If you just want the result - i,e, to use the software, there is a program called SingAndSee that does just this. It's about £25



回答11:

Since you're dealing with a monophonic source, most of your pitches detected with an FFT should be harmonically related, but you're not really guaranteed that the fundamental is the strongest pitch. For many instruments and some voice registers in fact, it probably won't be. It should be the lowest of the harmonically related (in integer multiples of the fundamental) pitches detected though.



回答12:

Maybe this fully-managed library from codeplex is appropriate for you: Realtime C# Pitch Tracker

Author lists the following advantages of auto-correlation and his algorithm implementation:

  1. Fast.

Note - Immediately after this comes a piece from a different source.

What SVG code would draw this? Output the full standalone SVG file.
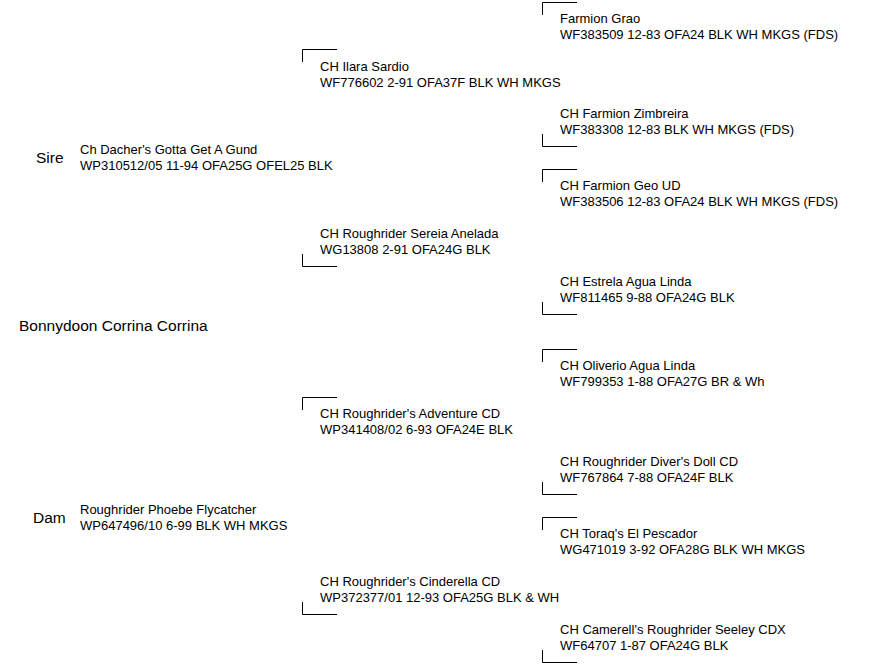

As mentioned above, the algorithm is quite fast. It can easily perform 3000 pitch tests per second.

  2. Accurate. Measured deviation from the actual frequency is less than +-0.02%.

  3. Accurate across a large range of input levels. Because the algorithm uses the ratios of different peaks and not absolute values, it stays accurate over a very wide range of input levels. There is no loss in accuracy across the range from -40dB to 0dB input level.

  4. Accurate across the full frequency range. The accuracy stays high across the full range of detected frequencies, from about 50 Hz to 1.6 kHz. This is due to the interpolation that is applied when calculating samples for the sliding windows.

  5. Accurate with any type of waveform. Unlike a lot of other types of pitch detecting algorithms, this algorithm is essentially unaffected by complex waveforms. This means that it works with male and female voices of any type, as well as other instruments like guitars, etc. The only requirement is that the signal be monophonic, so chords cannot be detected. This pitch detector will work well as a very responsive guitar tuner.

  6. Does not rely on previous results. This algorithm is accurate enough that it does not need to rely on previous results. Each pitch result is a completely new calculated value. Pitch algorithms that track pitch by "locking on" to the pitch suffer from the problem that if they detect the wrong pitch (usually an octave too high or low) they will continue to be wrong for many subsequent tests as well.



回答13:

To convert the Time Domain signal coming from the microphone then you will need either a Discrete Fourier Transform (DFT) or a Fast Fourier Transform (FFT). The FFT will work quicker but the code will be much more complex (a DFT can be done in 5-10 lines of code). Once this is complete you have to map the fundamental frequencies to notes, unfortunately there are several mapping schemes depending on which tuning system you are using. The most common of these is Equal Temperament. Frequencies here. The Wikipedia article on Equal Temprement also gives a background on Equal temperament.

When using any fourier mathematics you need to know about how frequencies are handled, and Ideally perform anti-aliasing filtering before the transform and also watch out for the frequency reflection when performing a transform. Due to Nyquists theorum you will need to sample the microphone content at least twice as quickly as the maximum frequency ie. for a max frequency of 10Hz you must sample at 20Hz.



回答14:

D3D11 contains an FFT implementation